Sometimes the best qualities of a new home are the ones that you cannot see right away. Plumbing, electrical work, and air ducts might be the last features on your mind when you’re searching for your “dream home,” but they are the first ones you notice if something goes awry. Fortunately, the Builders Association of North Central Florida (BANCF) partners with Santa Fe College to ensure that master craftsmen and women are the ones putting the most important – yet least seen – touches on every home on the Parade.
How do they accomplish this? They apply the centuries-old, time-tested method of producing experts in any field: apprenticeship.
Why Create an Apprenticeship Program?
In 1994, the Greater Gainesville Area Association for Technical Training (GGAATT) joined forces with then-Santa Fe Community College to develop the first successful non-union training effort in the area.
Mike McGraw, president of Vintage Electric Inc. and one of the original contractors to set up the apprenticeship program, explains that it was started for several reasons:
- To bring bright young people to the trades, which is essential if the industry is to keep pace with technology and the demand of today’s construction processes;
- To train industry employees in the fundamentals of commercial electrical work to benefit both their employers and the contractors working on a given project; and
- To improve wages for local electricians.
“From the beginning, Santa Fe College was an invaluable partner: instant classrooms, instructor training and training equipment,” McGraw said.
McGraw attributes the early and quick success of the program to two factors: the area’s need for skilled labor and good contractors willing to invest both in their employees and the future of their businesses.
The program’s first four-year class graduated in 1998. In 2005, BANCF succeeded GGAATT as the program sponsor with the State of Florida. To date, over 150 apprentices have graduated, specializing in the technical fields of carpentry, electrical, heating and air conditioning, and plumbing.
Mastering the Trade
The curriculum is developed and updated by the National Center for Construction Education and Research (NCCER) and all the instructors have completed the Instructor Certification Training Program through NCCER.
“The apprenticeship program provides the formal curriculum to ensure our employees know the proper techniques and methods,” said Matthew Webster, vice president of the Diversified Projects Division at Charles Perry Partners, Inc.
The Craft Manuals, also known as the Contren Learning Services, used in the program were developed to establish consistency and a nationwide standard that is also recognized in 13 foreign countries.
McGraw explains that through the program, apprentices receive on-the-job training (OJT) in excess of 8000 hours in addition to over 850 hours of classroom instruction over a four-year period. This OJT component allows each participating employer to customize the training of its workforce.
“Jobsite experience is invaluable, but you don’t always know the quality of training,” Webster said. “Tradesmen can learn bad techniques or learn ‘how we have always done it.’”
“The apprenticeship program provides the formal curriculum to ensure our employees know the proper techniques and methods.”
Of Vintage Electric Inc.’s 24 field personnel, 16 either are graduates of the program or currently are apprentices.
“An applicant that has completed our program ranks very high when I am evaluating applications for a new hire,” McGraw said.

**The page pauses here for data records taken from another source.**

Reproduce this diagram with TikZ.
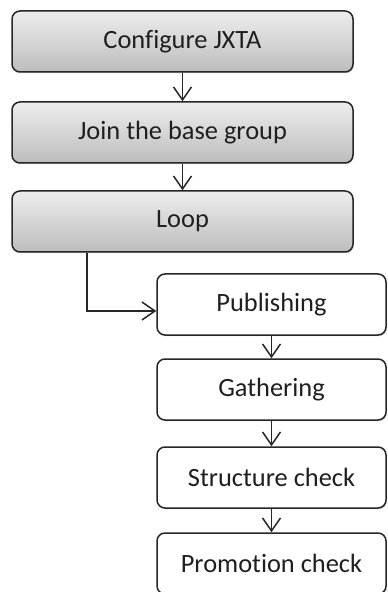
\documentclass[tikz,border=0pt]{standalone}
\usepackage{fontspec}
\setmainfont[Ligatures=NoCommon]{Carlito}
\usetikzlibrary{arrows.meta,shadows}
\begin{document}
\begin{tikzpicture}[x=0.5pt,y=-0.5pt,
  box/.style={draw=black!85, line width=0.75pt, rounded corners=4pt,
    minimum height=30.5pt, inner sep=0pt, font=\fontsize{13.2}{15}\selectfont,
    text=black!88, drop shadow={shadow xshift=0.4pt, shadow yshift=-0.6pt, opacity=0.35}},
  graybox/.style={box, minimum width=170.5pt, top color=black!7, bottom color=black!26},
  whitebox/.style={box, minimum width=114.5pt, fill=white},
  flow/.style={draw=black!85, line width=0.75pt,
    -{Straight Barb[length=6.5pt,width=9pt,line width=0.75pt]}}]
\clip (0,0) rectangle (387,592);
\useasboundingbox (0,0) rectangle (387,592);

% main sequence
\node[graybox] (cfg)  at (182.5,41.5)  {Configure JXTA};
\node[graybox] (join) at (182.5,132.5) {Join the base group};
\node[graybox] (loop) at (182.5,221.5) {Loop};

% loop body
\node[whitebox] (pub)    at (271.5,304.5) {Publishing};
\node[whitebox] (gath)   at (271.5,389.5) {Gathering};
\node[whitebox] (struct) at (271.5,477.5) {Structure check};
\node[whitebox] (promo)  at (271.5,563.5) {Promotion check};

\draw[flow] (cfg) -- (join);
\draw[flow] (join) -- (loop);

\coordinate (bend) at (87,311);
\draw[flow] (loop.south -| bend) |- (pub.west |- bend);

\draw[flow] (pub) -- (gath);
\draw[flow] (gath) -- (struct);
\draw[flow] (struct) -- (promo);
\end{tikzpicture}
\end{document}
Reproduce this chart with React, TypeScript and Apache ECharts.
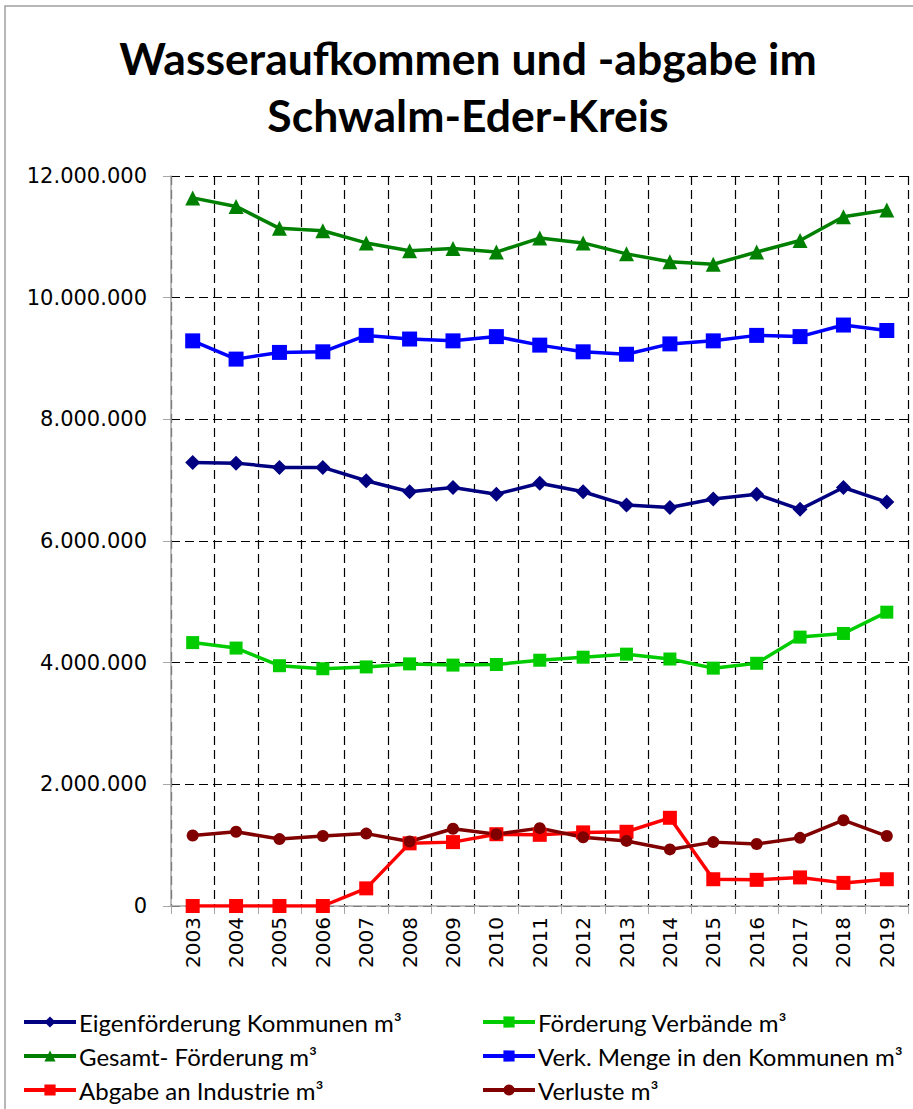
import React, { useEffect, useRef } from "react";
import * as echarts from "echarts";

const years = ["2003","2004","2005","2006","2007","2008","2009","2010","2011","2012","2013","2014","2015","2016","2017","2018","2019"];
const eigenfoerderung = [7290000,7280000,7210000,7210000,6990000,6810000,6880000,6770000,6950000,6810000,6590000,6550000,6690000,6770000,6520000,6880000,6640000];
const foerderungVerbaende = [4330000,4240000,3950000,3900000,3930000,3980000,3960000,3970000,4040000,4090000,4140000,4060000,3910000,3990000,4420000,4480000,4830000];
const gesamtFoerderung = [11640000,11500000,11140000,11100000,10900000,10770000,10810000,10750000,10980000,10900000,10720000,10590000,10550000,10750000,10940000,11330000,11440000];
const verkMenge = [9290000,8990000,9100000,9110000,9380000,9320000,9290000,9360000,9220000,9110000,9070000,9240000,9290000,9380000,9360000,9550000,9460000];
const abgabeIndustrie = [0,0,0,0,290000,1030000,1050000,1180000,1170000,1210000,1220000,1450000,440000,430000,470000,380000,440000];
const verluste = [1160000,1220000,1100000,1150000,1190000,1060000,1270000,1180000,1280000,1130000,1070000,930000,1050000,1020000,1120000,1410000,1150000];
const yTicks = { min: 0, max: 12000000, interval: 2000000 };

const names = [
  "Eigenförderung Kommunen m³",
  "Förderung Verbände m³",
  "Gesamt- Förderung m³",
  "Verk. Menge in den Kommunen m³",
  "Abgabe an Industrie m³",
  "Verluste m³",
];

const fmt = (v: number) => String(v).replace(/\B(?=(\d{3})+(?!\d))/g, ".");

export default function App() {
  const ref = useRef<HTMLDivElement>(null);
  useEffect(() => {
    if (!ref.current) return;
    const chart = echarts.init(ref.current, undefined, { renderer: "svg" });
    const mk = (name: string, data: number[], color: string, symbol: string, size: number) => ({
      name,
      type: "line",
      data,
      symbol,
      symbolSize: size,
      showAllSymbol: true,
      lineStyle: { color, width: 3.5 },
      itemStyle: { color },
      emphasis: { disabled: true },
    });
    const legendCommon = {
      orient: "vertical",
      itemWidth: 52,
      itemHeight: 14,
      itemGap: 10,
      top: 1005,
      lineStyle: { width: 4 },
      textStyle: { fontFamily: "Lato", fontSize: 24, color: "#000", padding: [0, 0, 0, -2] },
      selectedMode: false,
    };
    chart.setOption({
      animation: false,
      backgroundColor: "#fff",
      title: {
        text: "Wasseraufkommen und -abgabe im\nSchwalm-Eder-Kreis",
        left: 463,
        textAlign: "center",
        top: 24,
        textStyle: { fontFamily: "Lato", fontWeight: "bold", fontSize: 44.5, lineHeight: 57, color: "#000" },
      },
      graphic: [
        {
          type: "rect",
          shape: { x: 5, y: 6, width: 930, height: 1130 },
          style: { fill: "none", stroke: "#a0a0a0", lineWidth: 1.5 },
          silent: true,
        },
      ],
      legend: [
        { ...legendCommon, left: 17, data: [names[0], names[2], names[4]] },
        { ...legendCommon, left: 476, data: [names[1], names[3], names[5]] },
      ],
      grid: { left: 171, right: 4.5, top: 176, bottom: 203, containLabel: false },
      xAxis: {
        type: "category",
        data: years,
        boundaryGap: true,
        axisLine: { lineStyle: { color: "#a6a6a6", width: 1.5 } },
        axisTick: { show: true, interval: 0, length: 8, lineStyle: { color: "#a6a6a6" } },
        axisLabel: { rotate: 90, interval: 0, margin: 11, fontFamily: "DejaVu Sans", fontSize: 20, color: "#000" },
        splitLine: { show: true, interval: 0, lineStyle: { color: "#000", type: [9, 5], width: 1.2 } },
      },
      yAxis: {
        type: "value",
        min: yTicks.min,
        max: yTicks.max,
        interval: yTicks.interval,
        axisLine: { show: true, lineStyle: { color: "#a6a6a6", width: 1.5 } },
        axisTick: { show: true, length: 8, lineStyle: { color: "#a6a6a6" } },
        axisLabel: { formatter: fmt, margin: 24, fontFamily: "DejaVu Sans", fontSize: 21, color: "#000" },
        splitLine: { show: true, lineStyle: { color: "#000", type: [9, 5], width: 1.2 } },
      },
      series: [
        mk(names[0], eigenfoerderung, "#000080", "diamond", 15),
        mk(names[1], foerderungVerbaende, "#00cc00", "rect", 13),
        mk(names[2], gesamtFoerderung, "#008000", "triangle", 15),
        mk(names[3], verkMenge, "#0000ff", "rect", 15),
        mk(names[4], abgabeIndustrie, "#ff0000", "rect", 14),
        mk(names[5], verluste, "#800000", "circle", 12),
      ],
    });
    return () => chart.dispose();
  }, []);
  return <div ref={ref} style={{ width: 913, height: 1109, position: "absolute", left: 0, top: 0 }} />;
}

The program has approximately a 50 percent retention rate for those students who complete the program. McGraw says that being employed in the industry while receiving his or her education is an advantage to apprenticeship, and a factor that aids in retaining loyal employees.
“Ideally, we are sponsoring young people to become our future electricians and company leaders,” McGraw said.
He adds, “This program is a perfect example of what happens when something just makes sense: industry and education working together to build future workers.”
Career in Construction Day
Santa Fe College and the Builders Association of North Central Florida host an annual “Careers in Construction Day,” where about 100 seniors from high schools in Alachua and surrounding counties are exposed to careers in the construction industry from local contractors, instructors and former students.
The School Board of Alachua County works with SFC and BANCF to identify students who are interested in construction and transports them to the college’s main campus, where they learn about the various programs that are available to them following high school graduation. They include the apprenticeship and building construction programs at SFC, as well as programs offered through the University of Florida School of Building Construction.
The 2014 event was held in late February. Speakers addressed the students about their experiences and life paths that led them to their current careers in construction. Vinnie Moreschi spoke as BANCF President and Mark Hurm spoke as Chair of the Master Trades Committee, which is the BANCF committee registered with the state of Florida that manages the apprenticeship program.